Thanks to a member of the ALIENS-L listserver for posting a link to this story.
Saturday, September 27, 2003
Vermont has suspended the application of lampricide to control sea lamprey (Petromyzon marinus) in streams surrounding Lake Champlain, according to this article from WCAX news. On the other side of the lake, New York is proceeding with a similar program, but some Vermont state officials are concerned about the chemical composition of the lampricide, 3-trifluoromethyl-4-nitrophenol (TFM), which was reformulated this year. Treatment, if it does occur, is now at least one year away. It is unclear whether sea lamprey, which spawn in fresh water, are native to Lake Champlain or the Great Lakes, but these parasitic fish are generally unwelcome.
Tuesday, September 23, 2003
Monday, September 22, 2003
Could the invasive kudzu vine (Pueraria lobata) one day be eclipsed by the up-and-coming cogon grass (Imperata cylindrica)? Yes, according to this article in Lakeland, Florida's The Ledger. Researchers say cogon grass encourages hot-burning fires, kills pine seedlings, and has fewer pests and is harder to kill than kudzu. To get a more rigorous scientific stance, The Ledger interviews scientist James Miller from the U.S. Forest Service. "Kudzu's a weenie plant compared to cogon grass," states James. (Okay, James, but has that statement been peer reviewed? :-)
Friday, September 19, 2003
Looks like Maryland's burgeoning mute swan population (Cygnus olor) has gotten a stay of execution, at least for the next couple of years. According to this article from SunSPot.net, the dispute between state wildlife officials and animal rights' organizations went all the way to federal court, where it was decided that all permits to shoot the swans would be revoked. The permits cannot be reissued until the federal government completes an environmental impact study to determine the effects the swans have on habitat and native species. The state is currently looking into alternative methods to reduce the number of swans, most likely by treating eggs with oil to prevent them from hatching.
Thursday, September 18, 2003
The New England Invasive Plant Summit is tomorrow through Saturday, in Framingham, MA. Talks from several of the top invasive plant ecologists are expected, from Sarah Reichard to Randy Westbrooks to Richard Mack. If you decide you want to go, you can register on-site. Be sure to stop by my poster display and ask for an Invasive Species Weblog magnet!

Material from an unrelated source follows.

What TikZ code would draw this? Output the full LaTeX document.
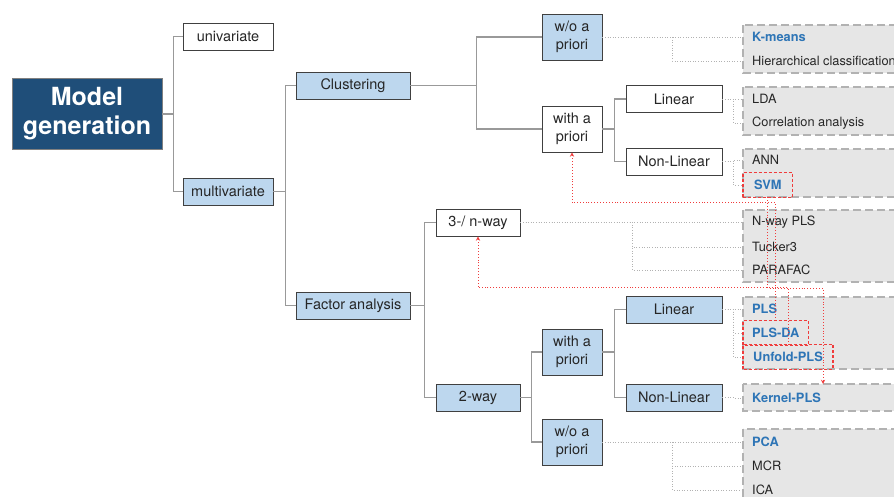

Wednesday, September 17, 2003
New York's Wappingers Lake is covered with water chestnut plants (Trapa natans), and it is costing taxpayers, according to this report in the Poughkeepsee Journal. It's also impacting recreational use of the lake, making it almost impossible to traverse certain sections by boat. Wappingers Falls has already spent about $100,000 trying to control the invasive aquatic, but in an attempt to discourage growth of water chestnut, plans are afoot to dredge the lake and make it deeper, a project that would cost an estimated $1 million.
Tuesday, September 16, 2003
Kerry Kellam, a certified arborist, recently wrote a thoughtful piece about the empress tree (Paulownia tomentosa) in the Fort-Worth Star-Telegram. In it, he describes the process of researching this species after a request for more information from a reader (bonus points for using the scientific name!). The empress tree, often touted as fast-growing and resilient, is considered invasive in several parts of the U.S.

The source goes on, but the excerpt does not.